Repainting and build-up…

Base repainted in “Bridgeport Grey”
Knee refitted
Top ram back on and knuckle joint fitted
Saddle fitted and new oil lines going in
Head rebuilt and all mechanical feed mechanisms removed then blanked-off
Table back on and ball-screws fitted

Axis Drives

The Y axis motor drive plate being fitted, pulley ratio is 2:1
Y axis drive fitted, belt is 25mm HD
X axis servo drive mount fitted, 2:1 ratio with 30mm toothed belt

Limit Switches

Limit switches were a must-have – the servo motors and drive reduction meant that there was enough power available in a bad situation to rip the ends off the table!

X axis switches being trial-fitted, one is a limit the other is a homing switch
Y axis switches, homing and limits
Knee limit and homing switches

Wiring and Testing

The wiring was lashed together on a sheet of scrap MDF. Partly for testing and partly to judge the layout for final cabinet build.

First wiring testing

The Z Axis

The Z axis is the hardest part on these conversions – the quill drive and head is not built for automation at all. Various options have been done before and I chose to drive the axis by connecting a ball-screw to the old quill-stop mounting. The motor is a 500W AC servo and drive is via 20mm toothed belt at 2:1 ratio.

The drive mount bolts on to existing points at the top and a hole drilled & tapped in the lower head reference surface.

Limit and homing switches for the Z axis

The weak point in the Z drive is the connection to the quill/spindle tube. The first attempt broke very quickly so I had to machine up a new, stronger version. This drive setup is hard on the ball-screw & nut as it places a lot of angular load on them and ball-screws do not like that.

Revised Z drive connector

The Cabinet

The control cabinet, welded up from 2mm steel sheet
Mounts for the control cabinet bolted to the main casting
Operator station fitted to an arm mounted on the rear head post
Button labels were engraved on my mini-mill

Cabinet wiring is one of my favourite parts, I have made several during my work days but this was the biggest. Servo drives are top-left, motor VFD’s are top-right, CNC controller in the middle and the PC for the display at the bottom. Behind the PC are the safety protection fuses and breakers plus wire loom connections.

Control cabinet
The cabinet, PC removed for view

Final Testing and Debugging

Testing the setup
The finished build, almost….

The High-Speed Spindle Attachment

When I made the conversion, I wanted to be able to sell my mini-mill to recover floor space. This meant I would need a high-speed spindle on the Bridgeport. I devised a mounting bracket to enable a 24,000rpm water-cooled engraving spindle to be fitted to the main Z axis of the Bridgeport.

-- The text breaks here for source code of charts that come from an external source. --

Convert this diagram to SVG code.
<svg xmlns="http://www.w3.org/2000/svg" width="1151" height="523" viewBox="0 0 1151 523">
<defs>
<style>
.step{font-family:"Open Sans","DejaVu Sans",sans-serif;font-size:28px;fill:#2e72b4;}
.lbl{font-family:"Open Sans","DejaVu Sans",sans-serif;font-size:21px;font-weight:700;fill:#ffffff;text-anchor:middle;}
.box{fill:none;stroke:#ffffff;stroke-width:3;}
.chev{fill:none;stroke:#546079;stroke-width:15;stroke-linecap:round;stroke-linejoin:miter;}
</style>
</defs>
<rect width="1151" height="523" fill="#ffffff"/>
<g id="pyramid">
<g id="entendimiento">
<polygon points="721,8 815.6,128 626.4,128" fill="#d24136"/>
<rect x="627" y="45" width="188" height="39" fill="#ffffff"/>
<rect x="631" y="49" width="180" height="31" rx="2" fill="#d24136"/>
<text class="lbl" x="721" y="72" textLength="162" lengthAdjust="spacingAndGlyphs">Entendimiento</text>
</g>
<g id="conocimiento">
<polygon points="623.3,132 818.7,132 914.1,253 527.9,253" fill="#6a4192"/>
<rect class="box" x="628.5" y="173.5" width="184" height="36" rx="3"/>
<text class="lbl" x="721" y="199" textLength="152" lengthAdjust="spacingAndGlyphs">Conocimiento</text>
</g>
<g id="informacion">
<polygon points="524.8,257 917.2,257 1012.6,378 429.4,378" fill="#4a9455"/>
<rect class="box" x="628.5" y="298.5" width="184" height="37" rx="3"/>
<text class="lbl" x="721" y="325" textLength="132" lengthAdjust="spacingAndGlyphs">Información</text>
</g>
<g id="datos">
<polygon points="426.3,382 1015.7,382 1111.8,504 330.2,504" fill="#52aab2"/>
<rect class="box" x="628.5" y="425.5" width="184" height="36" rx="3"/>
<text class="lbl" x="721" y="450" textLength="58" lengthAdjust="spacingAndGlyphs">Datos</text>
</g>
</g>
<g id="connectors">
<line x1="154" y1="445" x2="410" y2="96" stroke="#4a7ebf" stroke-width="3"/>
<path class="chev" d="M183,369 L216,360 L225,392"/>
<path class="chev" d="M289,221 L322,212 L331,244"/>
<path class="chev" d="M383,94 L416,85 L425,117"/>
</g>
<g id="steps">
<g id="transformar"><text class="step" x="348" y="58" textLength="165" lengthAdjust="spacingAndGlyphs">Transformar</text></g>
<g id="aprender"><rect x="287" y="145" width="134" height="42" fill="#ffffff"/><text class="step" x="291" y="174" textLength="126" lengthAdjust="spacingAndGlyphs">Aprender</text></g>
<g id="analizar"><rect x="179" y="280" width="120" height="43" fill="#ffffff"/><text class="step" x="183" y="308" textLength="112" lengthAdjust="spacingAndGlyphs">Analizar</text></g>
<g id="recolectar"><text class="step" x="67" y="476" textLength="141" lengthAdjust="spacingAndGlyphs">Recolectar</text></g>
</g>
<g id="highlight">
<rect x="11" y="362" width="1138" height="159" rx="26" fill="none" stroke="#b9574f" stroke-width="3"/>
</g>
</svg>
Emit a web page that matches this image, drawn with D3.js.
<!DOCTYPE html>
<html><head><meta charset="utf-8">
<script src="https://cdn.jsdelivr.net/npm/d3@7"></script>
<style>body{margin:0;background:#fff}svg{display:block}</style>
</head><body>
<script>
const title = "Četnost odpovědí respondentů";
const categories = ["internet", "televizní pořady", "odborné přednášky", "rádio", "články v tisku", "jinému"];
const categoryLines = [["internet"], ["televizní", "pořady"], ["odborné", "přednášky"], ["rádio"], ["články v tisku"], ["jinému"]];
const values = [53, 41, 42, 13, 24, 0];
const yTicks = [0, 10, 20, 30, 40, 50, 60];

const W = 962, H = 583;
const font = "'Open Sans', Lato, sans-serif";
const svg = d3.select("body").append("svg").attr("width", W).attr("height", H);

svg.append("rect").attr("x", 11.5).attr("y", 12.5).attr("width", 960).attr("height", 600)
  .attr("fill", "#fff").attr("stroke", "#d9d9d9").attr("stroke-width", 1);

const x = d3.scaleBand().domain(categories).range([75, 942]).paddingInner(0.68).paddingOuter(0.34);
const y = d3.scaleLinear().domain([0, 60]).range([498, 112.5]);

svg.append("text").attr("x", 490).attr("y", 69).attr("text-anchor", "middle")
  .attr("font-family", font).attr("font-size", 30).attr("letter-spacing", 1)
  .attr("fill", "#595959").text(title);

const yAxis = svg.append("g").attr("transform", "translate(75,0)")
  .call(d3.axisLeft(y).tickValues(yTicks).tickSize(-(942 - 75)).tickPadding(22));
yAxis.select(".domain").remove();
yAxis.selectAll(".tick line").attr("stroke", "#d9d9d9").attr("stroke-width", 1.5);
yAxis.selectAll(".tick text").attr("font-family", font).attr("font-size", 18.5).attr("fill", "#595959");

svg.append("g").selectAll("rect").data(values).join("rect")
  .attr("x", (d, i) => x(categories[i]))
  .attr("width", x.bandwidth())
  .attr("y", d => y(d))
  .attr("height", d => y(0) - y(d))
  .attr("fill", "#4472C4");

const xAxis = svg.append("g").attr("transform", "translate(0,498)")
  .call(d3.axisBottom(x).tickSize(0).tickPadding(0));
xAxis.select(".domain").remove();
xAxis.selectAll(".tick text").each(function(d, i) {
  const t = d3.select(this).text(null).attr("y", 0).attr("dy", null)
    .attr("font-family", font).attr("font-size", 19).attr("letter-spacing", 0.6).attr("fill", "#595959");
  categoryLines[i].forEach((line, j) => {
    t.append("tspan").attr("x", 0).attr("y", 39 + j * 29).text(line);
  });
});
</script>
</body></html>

Having a working CNC mill now made the build easy and very fast, 6061-T4 aluminium tooling plate was used as the surfaces were finished to a high standard.

Attachment bottom plate

When in use, the attachment mounts onto the quill/spindle, the small spigot is clamped in a collet to give extra stability. The main drive motor is locked-out and the drive signal is switched to the high-speed motor drive.

The attachment stored on its bracket when not in use

For engraving use, a large sub-table is mounted on the main table, it was drilled and tapped with a grid of M6 holes for clamps.

Engraving sub-table
Engraving test – 8mm letters, not bad for such a large machine

The Knee Drive

The knee drive was added a while after the main build, another 750W AC servo and 4:1 drive was used. This was programmed to take the tool length offsets so it only moved when changing tools or setting up the job.

Knee drive being fitted

Swapping the Spindle

The spindle was changed after a bit of use – the original R8 taper fit spindle was swapped for a QC30 spindle. The QC30 is compatible with modern BT30 tooling which means I can use the tool table and preset tool offsets as they are in much larger machines.

Tooling Up

Now that I had a BT30 spindle, I could use standard tooling mounts which offered repeatable position for the tools – the old R8 spindle collets were not repeatable which meant jobs had to be programmed and run one path at a time. Repeatable position tooling means I could run the job as one process and change tools where needed.

A BT30 tooling chuck
My tool rack
BT30 tool fitting mount, bolted to the end of the mill table
Tool height setting probe

The Software

I wrote completely custom user interface screens in Mach-3 – these featured only the exact functions I needed to do what was required, no bells and whistles.

Some Videos

Axis motion tests
Circular interpolation check
Making the high-speed mount plate
Making the engraving sub-table
Testing a threading cycle
My tool-height probe/set screen

Afterthoughts and Notes

The CNC controller I used has something called “Encoder homing” – this uses a combination of mechanical limit switch and electronic encoder for setting the home/zero position of each axis. Using a switch alone is not very accurate but using encoder homing allows you to return to a job at a later point while it’s still set up and continue working on it after having turned the mill off!

Converting a Bridgeport mill to CNC most certainly does not increase its resale value to the point where you can recoup the costs involved in doing so. I knew this at the start and was OK with it, it’s worth remembering though.

The parts I used are fairly expensive – the ball-screw kit came from the USA and cost nearly 3x what I paid for the Bridgeport! The CNC controller was industry standard kit but being that good made the job so much easier as it just worked without any messing about, support is also there if needed.

After conversion, the mill went on to produce work for 4 years, at which point I retired and sold-up. It made far more money than it cost to convert 😉 and the person that bought it got an absolute bargain.